Look, ma! No image field!

Another cute aspect of MINIMAL_TOKEN is that with this option set, the image field in Token is completely gone. In the general case, we don't need an image field because we can always get the token's "image" by simply getting the text that the beginOffset/endOffset pair spans. However, it is still there because there are probably some use cases where you want to override that and give the Token object an image that is different from what it is in the file. Of course, this is particularly the case when you sometimes insert virtual tokens since, if those tokens do not correspond to any actual location in the source file, then we need to set their "image" separately, no? One can envisage other usages.
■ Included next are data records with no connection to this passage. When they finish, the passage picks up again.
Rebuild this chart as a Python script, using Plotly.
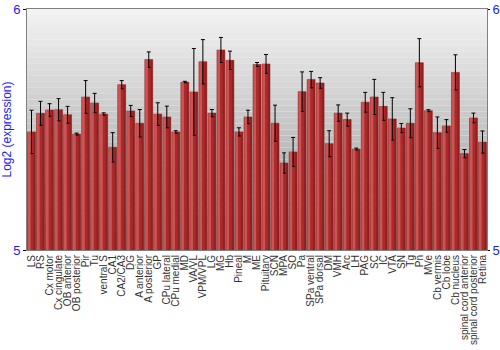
import plotly.graph_objects as go

regions = ["LS", "RS", "Cx motor", "Cx cingulate", "OB anterior", "OB posterior", "Pir", "Tu",
           "ventral S", "CA1", "CA2/CA3", "DG", "A anterior", "A posterior", "GP", "CPu lateral",
           "CPu medial", "MD", "VA/VL", "VPM/VPL", "LG", "MG", "Hb", "Pineal", "M", "ME",
           "Pituitary", "SCN", "MPA", "SO", "Pa", "SPa ventral", "SPa dorsal", "DM", "VMH", "Arc",
           "LH", "PAG", "SC", "IC", "VTA", "SN", "Tg", "Pn", "MVe", "Cb vermis", "Cb lobe",
           "Cb nucleus", "spinal cord anterior", "spinal cord posterior", "Retina"]

expression = [5.49, 5.567, 5.581, 5.582, 5.561, 5.481, 5.635, 5.61,
              5.564, 5.426, 5.686, 5.577, 5.526, 5.79, 5.564, 5.552,
              5.49, 5.697, 5.656, 5.781, 5.568, 5.83, 5.787, 5.49, 5.552, 5.77,
              5.772, 5.526, 5.361, 5.407, 5.657, 5.707, 5.693, 5.441, 5.568, 5.541,
              5.419, 5.613, 5.635, 5.596, 5.544, 5.506, 5.526, 5.777, 5.578, 5.487, 5.515,
              5.737, 5.40, 5.548, 5.448]

errors = [0.09, 0.05, 0.026, 0.046, 0.035, 0.004, 0.068, 0.04,
          0.005, 0.061, 0.017, 0.023, 0.057, 0.032, 0.047, 0.045,
          0.005, 0.003, 0.18, 0.092, 0.015, 0.052, 0.038, 0.017, 0.028, 0.008,
          0.039, 0.075, 0.042, 0.06, 0.082, 0.034, 0.022, 0.054, 0.034, 0.027,
          0.004, 0.041, 0.073, 0.058, 0.088, 0.019, 0.06, 0.1, 0.004, 0.065, 0.026,
          0.073, 0.017, 0.02, 0.046]

y_ticks = [5, 6]
y_range = [5, 6]

fig = go.Figure()
fig.add_trace(go.Bar(
    x=regions, y=expression,
    marker=dict(color="#a82a2a", line=dict(color="#8a1c1c", width=0.5)),
    width=0.88,
    error_y=dict(type="data", array=errors, color="black", thickness=1, width=2),
    hoverinfo="x+y",
))
fig.add_trace(go.Bar(
    x=regions, y=expression,
    marker=dict(color="rgba(215,100,100,0.75)", line=dict(width=0)),
    width=0.3, offset=-0.40,
    hoverinfo="skip",
))
fig.add_trace(go.Bar(
    x=regions, y=expression,
    marker=dict(color="rgba(120,20,20,0.45)", line=dict(width=0)),
    width=0.2, offset=0.22,
    hoverinfo="skip",
))
fig.add_trace(go.Scatter(x=[regions[0]], y=[5], yaxis="y2", mode="markers",
                         marker=dict(opacity=0), hoverinfo="skip", showlegend=False))

# background vertical gradient
shapes = []
n = 40
for i in range(n):
    t = i / (n - 1)
    c = int(243 - t * (243 - 150))
    shapes.append(dict(type="rect", xref="paper", yref="paper",
                       x0=0, x1=1, y0=1 - (i + 1) / n, y1=1 - i / n,
                       fillcolor=f"rgb({c},{c},{c})", line=dict(width=0), layer="below"))

fig.update_layout(
    width=500, height=350,
    margin=dict(l=27, r=13, t=9, b=100),
    paper_bgcolor="white", plot_bgcolor="rgba(0,0,0,0)",
    barmode="overlay", showlegend=False,
    shapes=shapes,
    font=dict(family="Liberation Sans, Arial, sans-serif"),
    xaxis=dict(tickangle=-90, tickfont=dict(size=10, color="#333333"),
               tickmode="linear", dtick=1, automargin=False,
               showline=True, linecolor="#808080", linewidth=1, mirror=True,
               ticks="", showgrid=False, range=[-0.5, len(regions) - 0.5]),
    yaxis=dict(range=y_range, tickvals=y_ticks, ticktext=["5", "6"],
               tickfont=dict(size=13, color="#1a1aff"), automargin=False,
               ticks="outside", ticklen=3, tickcolor="black",
               showline=True, linecolor="#808080", linewidth=1, mirror=True,
               showgrid=False, zeroline=False,
               title=dict(text="Log2 (expression)", font=dict(size=12, color="#1a1aff"))),
    yaxis2=dict(range=y_range, tickvals=y_ticks, overlaying="y", side="right",
                tickfont=dict(size=13, color="#1a1aff"), automargin=False,
                ticks="outside", ticklen=2, tickcolor="black",
                showgrid=False, zeroline=False, showline=False),
)

fig.write_html("out.html")
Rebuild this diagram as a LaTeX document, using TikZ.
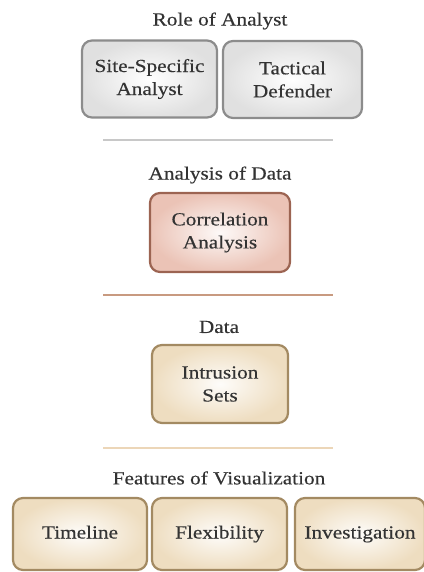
\documentclass[tikz,border=0pt]{standalone}
\usepackage{fontspec}
\setmainfont{Liberation Serif}[FakeStretch=1.15, FakeBold=0.3]
\usetikzlibrary{positioning}

\definecolor{txtgray}{HTML}{333333}
\definecolor{greyline}{HTML}{8C8C8C}
\definecolor{greyfill}{HTML}{E0E0E0}
\definecolor{redline}{HTML}{9C6452}
\definecolor{redfill}{HTML}{EBC3B6}
\definecolor{tanline}{HTML}{A38A62}
\definecolor{tanfill}{HTML}{EEDDC0}
\definecolor{rule1}{HTML}{C8C8C8}
\definecolor{rule2}{HTML}{C89A80}
\definecolor{rule3}{HTML}{ECD6B8}

\begin{document}
\begin{tikzpicture}[x=1pt,y=1pt,
                    every node/.style = {align=center, text=txtgray,
                    font=\fontsize{18.5}{23}\selectfont},
                    box/.style = {rectangle, rounded corners=10pt,
                    line width=2.2pt, inner sep=0pt},
                    greybox/.style = {box, draw=greyline,
                    inner color=white, outer color=greyfill},
                    redbox/.style = {box, draw=redline,
                    inner color=white!90!redfill, outer color=redfill},
                    tanbox/.style = {box, draw=tanline,
                    inner color=white!92!tanfill, outer color=tanfill},
                    featbox/.style = {tanbox, minimum height=72pt,
                    text height=13pt, text depth=4pt},
                    heading/.style = {font=\fontsize{18.5}{21}\selectfont},
                    divider/.style = {line width=2pt}]
  \useasboundingbox (0,0) rectangle (423,-572);

  % role of analyst
  \node[heading] (role) at (220,-21) {Role of Analyst};
  \node[greybox, minimum width=135pt, minimum height=77pt]
    (site) at (149.5,-79) {Site-Specific\\Analyst};
  \node[greybox, minimum width=139pt, minimum height=77pt]
    (tact) at (292.5,-79.5) {Tactical\\Defender};

  \coordinate (r1a) at (103,-140);
  \coordinate (r1b) at (333,-140);
  \draw[divider, rule1] (r1a) -- (r1b);

  % analysis of data
  \node[heading] (anal) at (220,-175) {Analysis of Data};
  \node[redbox, minimum width=140pt, minimum height=79pt]
    (corr) at (220,-232.5) {Correlation\\Analysis};

  \coordinate (r2a) at (103,-295);
  \coordinate (r2b) at (333,-295);
  \draw[divider, rule2] (r2a) -- (r2b);

  % data
  \node[heading] (data) at (219,-327) {Data};
  \node[tanbox, minimum width=136pt, minimum height=78pt]
    (intr) at (220,-384) {Intrusion\\Sets};

  \coordinate (r3a) at (103,-448);
  \coordinate (r3b) at (333,-448);
  \draw[divider, rule3] (r3a) -- (r3b);

  % features of visualization
  \node[heading] (feat) at (219,-478) {Features of Visualization};
  \node[featbox, minimum width=134pt] (time) at (80,-534) {Timeline};
  \node[featbox, minimum width=135pt] (flex) at (219.5,-534) {Flexibility};
  \node[featbox, minimum width=130pt] (inve) at (360,-534) {Investigation};
\end{tikzpicture}
\end{document}
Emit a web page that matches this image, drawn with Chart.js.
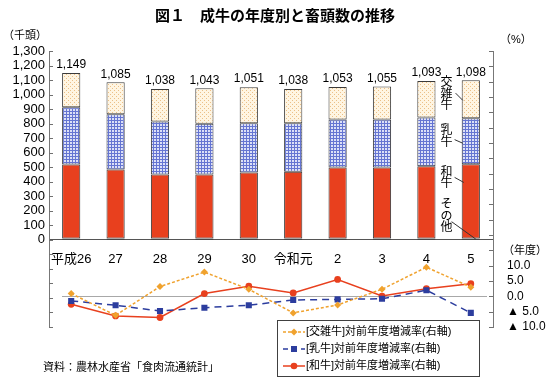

For example, this could be a way of doing aliasing.

Here is the implementation of getImage() with MINIMAL_TOKEN set to false:

  public String getImage() {
      if (image != null) return image;
      return getTokenSource().getSource(getStartOffset(), getEndOffset());
  }

And we generate the field and the setter:

  private String image;

  public void setImage(String image) {this.image = image;}

However, with MINIMAL_TOKEN set to true, we can simply have:

  public String getImage() {
      return getTokenSource().getSource(getStartOffset(), getEndOffset());
  }

And of course, the image field and the setter are gone. Well, I think that's enough for now. I'll need to write another blog article (or two or three) to tie up some loose ends.

So, for now, I blow you all a KISS. (Keep it simple, stupid!)